Since its creation Page Three has often been seen as controversial mainly by the conservatives and the feminist groups. On one hand critics define it to be sexist and exploitative; on the other hand others regard the pictures as inappropriate for publication in a national newspaper. Page Three was so disparaged that certain editors of The Sun hesitated for a long time to keep the section in the newspaper. It became so important that politics was even involved in the debate. In 1986 Clare Short, Member of Parliament for Birmingham Ladywood, led a campaign in the House of Commons to have topless mannequin banned from all newspapers. The proposed bill failed and the campaign was unsuccessful. At one point The Sun provoked controversy by featuring topless girls only aged of 16. All these discussions about the age limit ended when the Sexual Offences Act 2003 determined the minimum age for topless modeling at 18.

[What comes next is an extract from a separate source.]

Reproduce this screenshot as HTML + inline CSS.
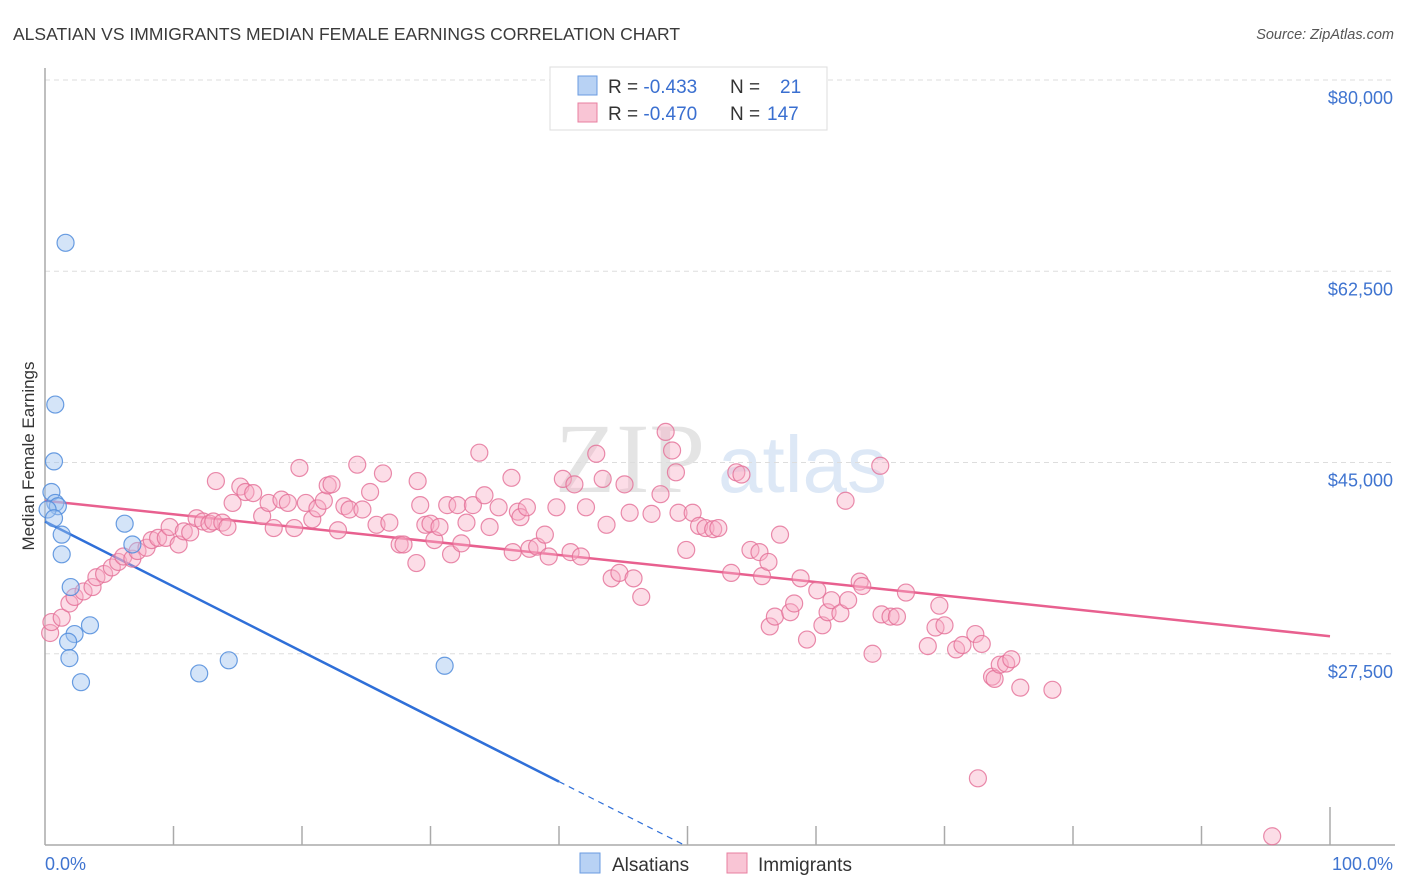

Nowadays Page Three still remains central to the debate especially with the celebration of his fortieth anniversary in 2010. Some feminist groups assert that Page three reinforces the negative vision of the woman as a denigrated and sexual object. But a lot has changed since 1970 and women outperform men in various domains. Moreover some feminists argue that images of attractive women give an impression of perfection which can lead to an obsession with appearance among young women. Anyway Page Three remains as much a part of British culture as a cup of tea and this for a long time.